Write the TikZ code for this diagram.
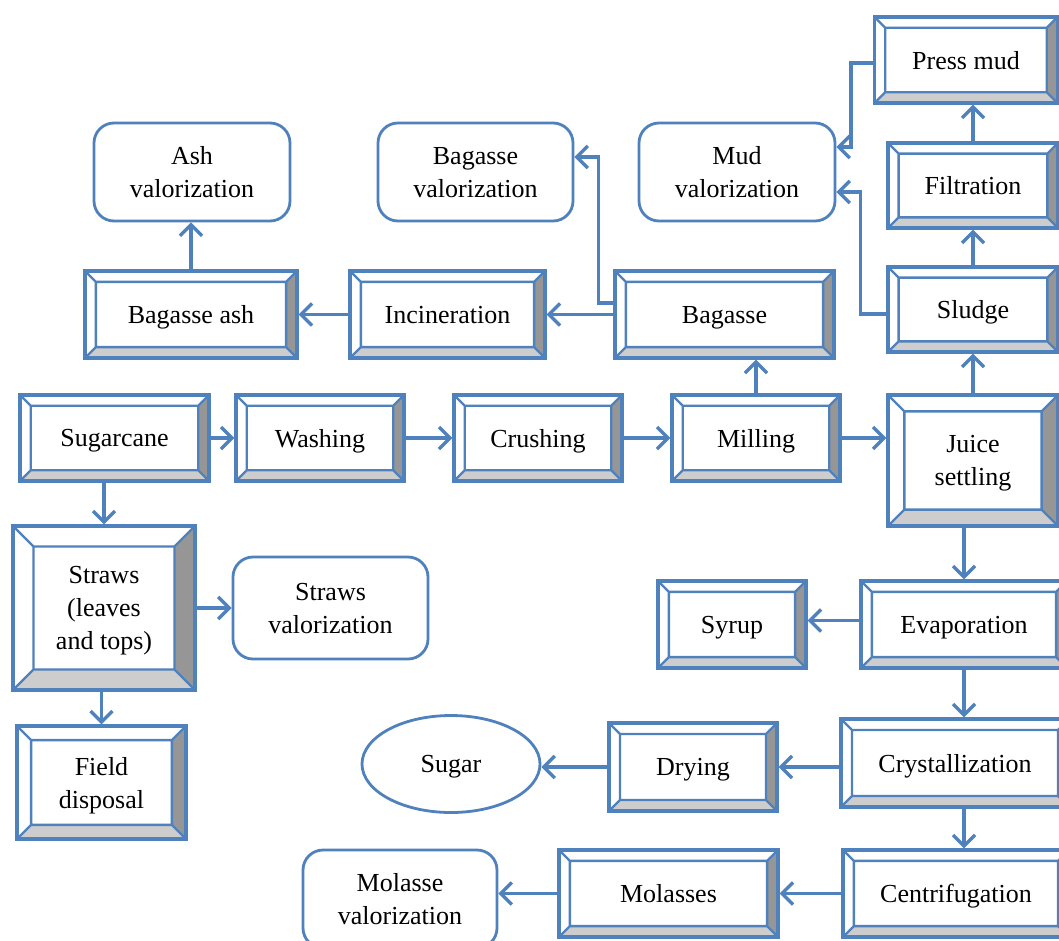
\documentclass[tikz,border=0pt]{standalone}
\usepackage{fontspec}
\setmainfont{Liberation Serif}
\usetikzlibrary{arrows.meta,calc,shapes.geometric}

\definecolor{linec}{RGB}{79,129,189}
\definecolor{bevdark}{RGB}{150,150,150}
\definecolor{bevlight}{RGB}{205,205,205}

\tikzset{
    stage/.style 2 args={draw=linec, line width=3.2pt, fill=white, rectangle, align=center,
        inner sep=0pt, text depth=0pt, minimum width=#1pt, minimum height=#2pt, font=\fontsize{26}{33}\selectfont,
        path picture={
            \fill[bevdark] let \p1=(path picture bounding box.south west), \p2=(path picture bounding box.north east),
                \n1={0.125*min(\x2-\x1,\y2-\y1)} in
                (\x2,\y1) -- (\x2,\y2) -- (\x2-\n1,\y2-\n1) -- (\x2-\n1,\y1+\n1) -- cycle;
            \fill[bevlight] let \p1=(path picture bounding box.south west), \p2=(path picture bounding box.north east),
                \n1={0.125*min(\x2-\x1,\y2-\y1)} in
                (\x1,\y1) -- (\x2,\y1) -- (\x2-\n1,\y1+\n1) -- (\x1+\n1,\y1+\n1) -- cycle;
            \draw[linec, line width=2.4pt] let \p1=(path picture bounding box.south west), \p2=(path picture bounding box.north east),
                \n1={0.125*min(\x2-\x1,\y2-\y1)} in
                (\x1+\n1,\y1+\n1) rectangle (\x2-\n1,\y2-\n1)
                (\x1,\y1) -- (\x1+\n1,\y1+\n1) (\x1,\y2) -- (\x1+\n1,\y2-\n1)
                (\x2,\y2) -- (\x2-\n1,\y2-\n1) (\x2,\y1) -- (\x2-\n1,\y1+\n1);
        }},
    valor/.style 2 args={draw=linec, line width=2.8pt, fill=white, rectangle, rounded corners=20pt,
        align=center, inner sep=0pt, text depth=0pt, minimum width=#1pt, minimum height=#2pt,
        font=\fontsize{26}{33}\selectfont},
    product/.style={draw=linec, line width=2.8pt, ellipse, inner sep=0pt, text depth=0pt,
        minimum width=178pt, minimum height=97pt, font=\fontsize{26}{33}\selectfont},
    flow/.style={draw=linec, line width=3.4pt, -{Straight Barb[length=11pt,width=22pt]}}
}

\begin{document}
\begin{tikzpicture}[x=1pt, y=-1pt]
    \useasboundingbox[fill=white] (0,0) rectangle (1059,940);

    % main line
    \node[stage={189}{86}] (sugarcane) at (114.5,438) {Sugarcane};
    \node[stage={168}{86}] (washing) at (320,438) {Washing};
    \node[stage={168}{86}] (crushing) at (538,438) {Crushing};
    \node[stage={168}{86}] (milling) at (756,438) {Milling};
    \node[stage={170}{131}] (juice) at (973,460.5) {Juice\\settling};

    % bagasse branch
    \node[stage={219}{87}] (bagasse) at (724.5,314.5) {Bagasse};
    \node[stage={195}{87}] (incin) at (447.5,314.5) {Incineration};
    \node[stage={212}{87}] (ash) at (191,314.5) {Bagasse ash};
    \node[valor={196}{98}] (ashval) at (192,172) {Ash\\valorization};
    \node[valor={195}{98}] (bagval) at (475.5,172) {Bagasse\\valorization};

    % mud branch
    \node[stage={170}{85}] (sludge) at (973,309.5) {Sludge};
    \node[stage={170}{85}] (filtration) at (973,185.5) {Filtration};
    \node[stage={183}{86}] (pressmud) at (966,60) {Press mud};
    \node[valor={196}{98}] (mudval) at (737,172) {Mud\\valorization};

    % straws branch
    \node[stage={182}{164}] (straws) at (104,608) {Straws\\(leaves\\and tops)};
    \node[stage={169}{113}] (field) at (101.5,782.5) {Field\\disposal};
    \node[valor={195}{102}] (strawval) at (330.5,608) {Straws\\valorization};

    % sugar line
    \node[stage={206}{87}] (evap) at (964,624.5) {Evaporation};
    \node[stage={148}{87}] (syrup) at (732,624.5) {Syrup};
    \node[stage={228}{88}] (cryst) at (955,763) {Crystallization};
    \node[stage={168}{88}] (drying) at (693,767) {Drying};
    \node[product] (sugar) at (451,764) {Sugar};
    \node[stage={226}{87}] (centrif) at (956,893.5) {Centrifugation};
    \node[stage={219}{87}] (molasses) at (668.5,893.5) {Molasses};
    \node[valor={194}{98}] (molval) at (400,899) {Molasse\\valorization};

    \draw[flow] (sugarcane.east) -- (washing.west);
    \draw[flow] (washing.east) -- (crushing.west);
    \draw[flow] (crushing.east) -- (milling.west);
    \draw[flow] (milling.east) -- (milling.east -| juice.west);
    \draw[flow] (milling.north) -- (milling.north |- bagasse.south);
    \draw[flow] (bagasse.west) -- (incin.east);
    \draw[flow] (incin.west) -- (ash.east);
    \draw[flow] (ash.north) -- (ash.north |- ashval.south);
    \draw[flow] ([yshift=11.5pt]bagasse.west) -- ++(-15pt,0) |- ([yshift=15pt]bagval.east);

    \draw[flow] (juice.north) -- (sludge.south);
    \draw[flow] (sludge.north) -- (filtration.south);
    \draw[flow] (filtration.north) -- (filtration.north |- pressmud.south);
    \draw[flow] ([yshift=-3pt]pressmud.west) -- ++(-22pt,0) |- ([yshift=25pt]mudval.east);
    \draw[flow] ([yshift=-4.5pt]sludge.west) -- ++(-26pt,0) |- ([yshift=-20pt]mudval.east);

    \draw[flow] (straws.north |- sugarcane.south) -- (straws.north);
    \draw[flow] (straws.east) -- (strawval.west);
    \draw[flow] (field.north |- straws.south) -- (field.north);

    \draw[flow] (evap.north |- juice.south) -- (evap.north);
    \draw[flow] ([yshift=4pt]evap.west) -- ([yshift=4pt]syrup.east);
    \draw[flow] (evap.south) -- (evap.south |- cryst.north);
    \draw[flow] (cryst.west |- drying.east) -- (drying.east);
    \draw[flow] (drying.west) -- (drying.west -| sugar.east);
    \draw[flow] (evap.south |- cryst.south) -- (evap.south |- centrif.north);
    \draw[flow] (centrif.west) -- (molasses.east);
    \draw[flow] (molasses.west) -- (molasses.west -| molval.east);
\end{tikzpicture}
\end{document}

=-=-=-=-=

**Aim:** Except for the pictures, give all the material above again verbatim.

**Finished exercise:**
Write the TikZ code for this diagram.
\documentclass[tikz,border=0pt]{standalone}
\usepackage{fontspec}
\setmainfont{Liberation Serif}
\usetikzlibrary{arrows.meta,calc,shapes.geometric}

\definecolor{linec}{RGB}{79,129,189}
\definecolor{bevdark}{RGB}{150,150,150}
\definecolor{bevlight}{RGB}{205,205,205}

\tikzset{
    stage/.style 2 args={draw=linec, line width=3.2pt, fill=white, rectangle, align=center,
        inner sep=0pt, text depth=0pt, minimum width=#1pt, minimum height=#2pt, font=\fontsize{26}{33}\selectfont,
        path picture={
            \fill[bevdark] let \p1=(path picture bounding box.south west), \p2=(path picture bounding box.north east),
                \n1={0.125*min(\x2-\x1,\y2-\y1)} in
                (\x2,\y1) -- (\x2,\y2) -- (\x2-\n1,\y2-\n1) -- (\x2-\n1,\y1+\n1) -- cycle;
            \fill[bevlight] let \p1=(path picture bounding box.south west), \p2=(path picture bounding box.north east),
                \n1={0.125*min(\x2-\x1,\y2-\y1)} in
                (\x1,\y1) -- (\x2,\y1) -- (\x2-\n1,\y1+\n1) -- (\x1+\n1,\y1+\n1) -- cycle;
            \draw[linec, line width=2.4pt] let \p1=(path picture bounding box.south west), \p2=(path picture bounding box.north east),
                \n1={0.125*min(\x2-\x1,\y2-\y1)} in
                (\x1+\n1,\y1+\n1) rectangle (\x2-\n1,\y2-\n1)
                (\x1,\y1) -- (\x1+\n1,\y1+\n1) (\x1,\y2) -- (\x1+\n1,\y2-\n1)
                (\x2,\y2) -- (\x2-\n1,\y2-\n1) (\x2,\y1) -- (\x2-\n1,\y1+\n1);
        }},
    valor/.style 2 args={draw=linec, line width=2.8pt, fill=white, rectangle, rounded corners=20pt,
        align=center, inner sep=0pt, text depth=0pt, minimum width=#1pt, minimum height=#2pt,
        font=\fontsize{26}{33}\selectfont},
    product/.style={draw=linec, line width=2.8pt, ellipse, inner sep=0pt, text depth=0pt,
        minimum width=178pt, minimum height=97pt, font=\fontsize{26}{33}\selectfont},
    flow/.style={draw=linec, line width=3.4pt, -{Straight Barb[length=11pt,width=22pt]}}
}

\begin{document}
\begin{tikzpicture}[x=1pt, y=-1pt]
    \useasboundingbox[fill=white] (0,0) rectangle (1059,940);

    % main line
    \node[stage={189}{86}] (sugarcane) at (114.5,438) {Sugarcane};
    \node[stage={168}{86}] (washing) at (320,438) {Washing};
    \node[stage={168}{86}] (crushing) at (538,438) {Crushing};
    \node[stage={168}{86}] (milling) at (756,438) {Milling};
    \node[stage={170}{131}] (juice) at (973,460.5) {Juice\\settling};

    % bagasse branch
    \node[stage={219}{87}] (bagasse) at (724.5,314.5) {Bagasse};
    \node[stage={195}{87}] (incin) at (447.5,314.5) {Incineration};
    \node[stage={212}{87}] (ash) at (191,314.5) {Bagasse ash};
    \node[valor={196}{98}] (ashval) at (192,172) {Ash\\valorization};
    \node[valor={195}{98}] (bagval) at (475.5,172) {Bagasse\\valorization};

    % mud branch
    \node[stage={170}{85}] (sludge) at (973,309.5) {Sludge};
    \node[stage={170}{85}] (filtration) at (973,185.5) {Filtration};
    \node[stage={183}{86}] (pressmud) at (966,60) {Press mud};
    \node[valor={196}{98}] (mudval) at (737,172) {Mud\\valorization};

    % straws branch
    \node[stage={182}{164}] (straws) at (104,608) {Straws\\(leaves\\and tops)};
    \node[stage={169}{113}] (field) at (101.5,782.5) {Field\\disposal};
    \node[valor={195}{102}] (strawval) at (330.5,608) {Straws\\valorization};

    % sugar line
    \node[stage={206}{87}] (evap) at (964,624.5) {Evaporation};
    \node[stage={148}{87}] (syrup) at (732,624.5) {Syrup};
    \node[stage={228}{88}] (cryst) at (955,763) {Crystallization};
    \node[stage={168}{88}] (drying) at (693,767) {Drying};
    \node[product] (sugar) at (451,764) {Sugar};
    \node[stage={226}{87}] (centrif) at (956,893.5) {Centrifugation};
    \node[stage={219}{87}] (molasses) at (668.5,893.5) {Molasses};
    \node[valor={194}{98}] (molval) at (400,899) {Molasse\\valorization};

    \draw[flow] (sugarcane.east) -- (washing.west);
    \draw[flow] (washing.east) -- (crushing.west);
    \draw[flow] (crushing.east) -- (milling.west);
    \draw[flow] (milling.east) -- (milling.east -| juice.west);
    \draw[flow] (milling.north) -- (milling.north |- bagasse.south);
    \draw[flow] (bagasse.west) -- (incin.east);
    \draw[flow] (incin.west) -- (ash.east);
    \draw[flow] (ash.north) -- (ash.north |- ashval.south);
    \draw[flow] ([yshift=11.5pt]bagasse.west) -- ++(-15pt,0) |- ([yshift=15pt]bagval.east);

    \draw[flow] (juice.north) -- (sludge.south);
    \draw[flow] (sludge.north) -- (filtration.south);
    \draw[flow] (filtration.north) -- (filtration.north |- pressmud.south);
    \draw[flow] ([yshift=-3pt]pressmud.west) -- ++(-22pt,0) |- ([yshift=25pt]mudval.east);
    \draw[flow] ([yshift=-4.5pt]sludge.west) -- ++(-26pt,0) |- ([yshift=-20pt]mudval.east);

    \draw[flow] (straws.north |- sugarcane.south) -- (straws.north);
    \draw[flow] (straws.east) -- (strawval.west);
    \draw[flow] (field.north |- straws.south) -- (field.north);

    \draw[flow] (evap.north |- juice.south) -- (evap.north);
    \draw[flow] ([yshift=4pt]evap.west) -- ([yshift=4pt]syrup.east);
    \draw[flow] (evap.south) -- (evap.south |- cryst.north);
    \draw[flow] (cryst.west |- drying.east) -- (drying.east);
    \draw[flow] (drying.west) -- (drying.west -| sugar.east);
    \draw[flow] (evap.south |- cryst.south) -- (evap.south |- centrif.north);
    \draw[flow] (centrif.west) -- (molasses.east);
    \draw[flow] (molasses.west) -- (molasses.west -| molval.east);
\end{tikzpicture}
\end{document}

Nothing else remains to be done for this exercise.